Morad was mortified at this rejection, and returned to Agra with the poison of disappointment rankling in his bosom. He kept the matter secret from his royal parent, who, he knew, would have felt the greatest indignation at his having made such a proposal to the daughter of a man who had treated him with offensive indignity.

Shortly after this, Chan Lody arrived with his family at Agra, and took up his abode in a large house surrounded by strong and lofty walls, not far from the palace. A few days after his arrival, he appeared at court, attended by his two sons. He was received by the Emperor with constrained courtesy, which satisfied him that the royal forgiveness so solemnly pledged to him was hollow and unsound. He was obliged to perform certain ceremonies which he considered not consistent with his rank and influence in the state; but seeing the impolicy of resistance at that moment, he patiently submitted to the indignity, though he clearly perceived that it was meant as a tacit retaliation. His son Azmut, a fine spirited youth of sixteen, followed his father into the hall of audience. The usher Perist, keeping him prostrate before the sovereign longer than the customary ceremony required, Azmut started up from the ground, sprang upon his feet, and was about to turn his back upon the royal presence when Perist struck him smartly upon the head with his rod, and ordered him in a peremptory tone, again to prostrate himself. The boy’s spirit was kindled; with sparkling eyes and flushed cheeks he drew his sword, and made a stroke at the usher’s head, which would have proved fatal, had not his weapon been struck down by some of the guards, who, on state occasions, were always in attendance in the courts of Mogul potentates.
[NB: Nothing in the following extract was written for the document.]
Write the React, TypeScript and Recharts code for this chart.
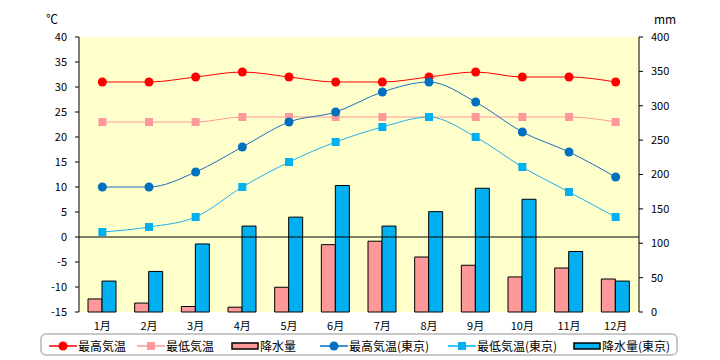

Lody, suspecting that his life was aimed at, drew his dagger; and his two sons, placing themselves on either side of their father, with their weapons bared, produced a scene of general consternation. Many of the Omrahs unsheathed their swords, but the known valour of Chan Lody kept them in awe. The Emperor leaped from his throne, and ordered the refractory noble to be seized, together with his sons. One of the mace-bearers, who happened to be near Azmut, laid hold of him, but the youth instantly buried a crease in his throat. The confusion increased. Two Omrahs fell beneath the arm of Chan Lody, who, rushing from the presence, followed by his sons, sought refuge in his own house, and ordered the gates to be instantly closed. He was proclaimed a rebel, and orders issued for his immediate apprehension; but the house to which he had repaired was so strongly fortified, that the fulfilment of the royal mandate was anything but an easy matter.

The Emperor’s rage was now at its height; all his former hostility revived in full force, and he determined that the refractory Omrah should pay the extreme penalty of his rashness. He commanded Morad to besiege him in his castle. The latter, though he had scarcely recovered from the mortification to which he had been subjected by the beautiful but haughty daughter of the refractory noble, nevertheless undertook the command with some reluctance, respecting the virtues of the man whom, though he certainly did not love, he nevertheless could not despise.